Hypothyroidism is increasingly common as we age. Women over 50 should consider being screened for thyroid deficiency every few years. Hypothyroidism affects as many as 15 percent of women over 70 years of age.


Hypothyroidism is treated by replacing the thyroid hormone the body needs. This is usually done with an oral tablet or pill of the thyroid hormone thyroxine (T4 or levothyroxine). A person will usually notice an improvement in his or her health and decreased symptoms of thyroid disease within two weeks. Severe cases of hypothyroidism, however, may take longer to correct. Most patients with hypothyroidism will need to be on T4 treatment for the rest of their lives. They have to work closely with their doctor, take their medication as directed, and be monitored regularly in case the medication dose needs to be adjusted. If patients take too much T4, they can develop a mild case of hyperthyroidism. If they do not get enough, the symptoms of hypothyroidism will return.

A patient may need special attention if in addition to suffering from thyroid problems, he or she is:

Older or has a weak heart. Thyroid hormone can make the heart work harder. A lower dose may be needed.

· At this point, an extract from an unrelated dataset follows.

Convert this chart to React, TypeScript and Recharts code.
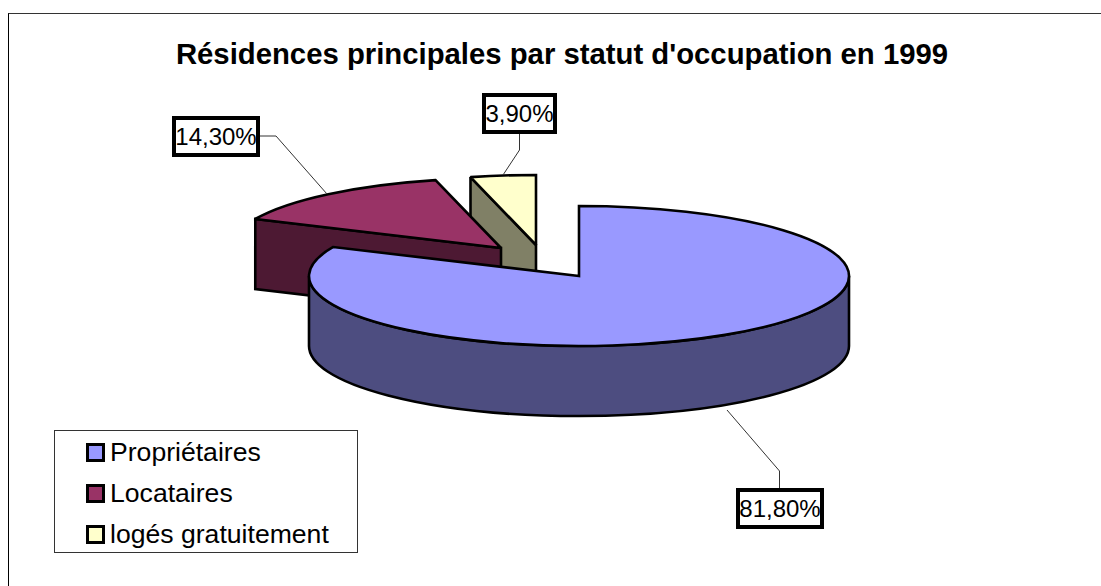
import { PieChart, Pie, Legend } from 'recharts'

const categories = ['Propriétaires', 'Locataires', 'logés gratuitement']
const shares = [81.8, 14.3, 3.9]
const valueLabels = ['81,80%', '14,30%', '3,90%']
const topColors = ['#9999FF', '#993366', '#FFFFCC']
const wallColors = ['#4D4D80', '#4D1933', '#808066']

// how far each slice is pulled out of the pie, and where its callout sits
const pullOut = [[0, 0], [-78, -28], [-43, -31]]
const callouts = [
  { box: [738, 490, 84, 37], line: '727,410 779.5,471 779.5,490' },
  { box: [174, 118, 84, 37], line: '258,136 276,136 327,194' },
  { box: [484, 95, 71, 37], line: '519.5,132 519.5,150 503,175' },
]

const SQUASH = 70 / 270
const DEPTH = 70

// drawn back to front, so the pie walks the slices counter-clockwise from the top
const rows = categories
  .map((name, i) => ({ name, value: shares[i], fill: topColors[i] }))
  .reverse()

function Slice(props: any) {
  const { cx, cy, outerRadius: r, startAngle, endAngle } = props
  const idx = categories.indexOf(props.name ?? props.payload?.name)
  const [dx, dy] = pullOut[idx]
  const ry = r * SQUASH
  const x0 = cx + dx
  const y0 = cy + dy
  const pt = (deg: number, down = 0) => {
    const a = (deg * Math.PI) / 180
    return `${x0 + r * Math.cos(a)} ${y0 - ry * Math.sin(a) + down}`
  }
  const large = endAngle - startAngle > 180 ? 1 : 0
  const top = `M${x0} ${y0} L${pt(startAngle)} A${r} ${ry} 0 ${large} 0 ${pt(endAngle)} Z`

  const endNorm = endAngle % 360
  const showCut = endNorm > 90 && endNorm < 270
  const cut = `M${x0} ${y0} L${pt(endAngle)} L${pt(endAngle, DEPTH)} L${x0} ${y0 + DEPTH} Z`

  // front wall is whatever part of the slice lies on the lower half of the ellipse
  const from = Math.max(startAngle, 180)
  const to = Math.min(endAngle, 360)
  const wall =
    to > from
      ? `M${pt(from)} A${r} ${ry} 0 0 0 ${pt(to)} L${pt(to, DEPTH)} A${r} ${ry} 0 0 1 ${pt(from, DEPTH)} Z`
      : null

  const strokeProps = {
    stroke: '#000',
    strokeWidth: 2.6,
    strokeLinejoin: 'miter' as const,
    strokeMiterlimit: 2,
  }
  return (
    <g>
      {showCut && <path d={cut} fill={wallColors[idx]} {...strokeProps} />}
      {wall && <path d={wall} fill={wallColors[idx]} {...strokeProps} />}
      <path d={top} fill={topColors[idx]} {...strokeProps} />
    </g>
  )
}

function Callout(props: any) {
  const idx = categories.indexOf(props.name ?? props.payload?.name)
  const { box, line } = callouts[idx]
  const [x, y, w, h] = box
  return (
    <g>
      <polyline points={line} fill="none" stroke="#333" strokeWidth={1} />
      <rect x={x} y={y} width={w} height={h} fill="#fff" stroke="#000" strokeWidth={4} />
      <text
        x={x + w / 2}
        y={y + h / 2 + 8.5}
        textAnchor="middle"
        fontFamily="Liberation Sans"
        fontSize={24}
        fill="#000"
      >
        {valueLabels[idx]}
      </text>
    </g>
  )
}

function LegendBox({ payload }: any) {
  const items = [...(payload ?? [])].sort(
    (a: any, b: any) => categories.indexOf(a.value) - categories.indexOf(b.value),
  )
  return (
    <div
      style={{
        width: 304,
        height: 123,
        boxSizing: 'border-box',
        border: '1px solid #333',
        background: '#fff',
        paddingTop: 1,
      }}
    >
      {items.map((item: any) => (
        <div
          key={item.value}
          style={{
            display: 'flex',
            alignItems: 'center',
            height: 41,
            paddingLeft: 31,
            fontFamily: 'Liberation Sans',
            fontSize: 26.6,
            color: '#000',
            whiteSpace: 'nowrap',
          }}
        >
          <span
            style={{
              width: 19,
              height: 19,
              boxSizing: 'border-box',
              border: '3px solid #000',
              background: item.color,
              marginRight: 5,
            }}
          />
          {item.value}
        </div>
      ))}
    </div>
  )
}

export default function App() {
  return (
    <div style={{ position: 'absolute', left: 0, top: 0, width: 1101, height: 586, background: '#fff' }}>
      <div
        style={{
          position: 'absolute',
          left: 8,
          top: 13,
          width: 1093,
          height: 573,
          boxSizing: 'border-box',
          borderLeft: '1px solid #000',
          borderTop: '1px solid #333',
        }}
      />
      <div
        style={{
          position: 'absolute',
          left: 0,
          top: 37,
          width: 1124,
          textAlign: 'center',
          fontFamily: 'Liberation Sans',
          fontWeight: 'bold',
          fontSize: 29.3,
          color: '#000',
          whiteSpace: 'nowrap',
        }}
      >
        Résidences principales par statut d'occupation en 1999
      </div>
      <div style={{ position: 'absolute', left: 0, top: 0 }}>
        <PieChart width={1101} height={586} margin={{ top: 0, right: 0, bottom: 0, left: 0 }}>
          <Pie
            data={rows}
            dataKey="value"
            nameKey="name"
            cx={579}
            cy={276}
            outerRadius={270}
            startAngle={90}
            endAngle={450}
            shape={Slice}
            label={Callout}
            labelLine={false}
            stroke="none"
            isAnimationActive={false}
          />
          <Legend
            layout="vertical"
            align="center"
            verticalAlign="middle"
            content={LegendBox}
            wrapperStyle={{ left: 54, top: 430, width: 304, height: 123 }}
          />
        </PieChart>
      </div>
    </div>
  )
}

Pregnant. Higher doses may be needed during pregnancy. Frequent monitoring is required during this time, too, because the thyroid hormone dosage may change. An adjustment in dosage may be necessary after delivering the baby as well.

Having surgery. A person should have enough T4 in his or her system before surgery to undergo the anesthesia and have a satisfactory recovery. If an individual is unable to take medicine by mouth, T4 can be given intravenously after surgery. A diagnosis of hypothyroidism is especially important in pregnancy to ensure the delivery of a healthy baby.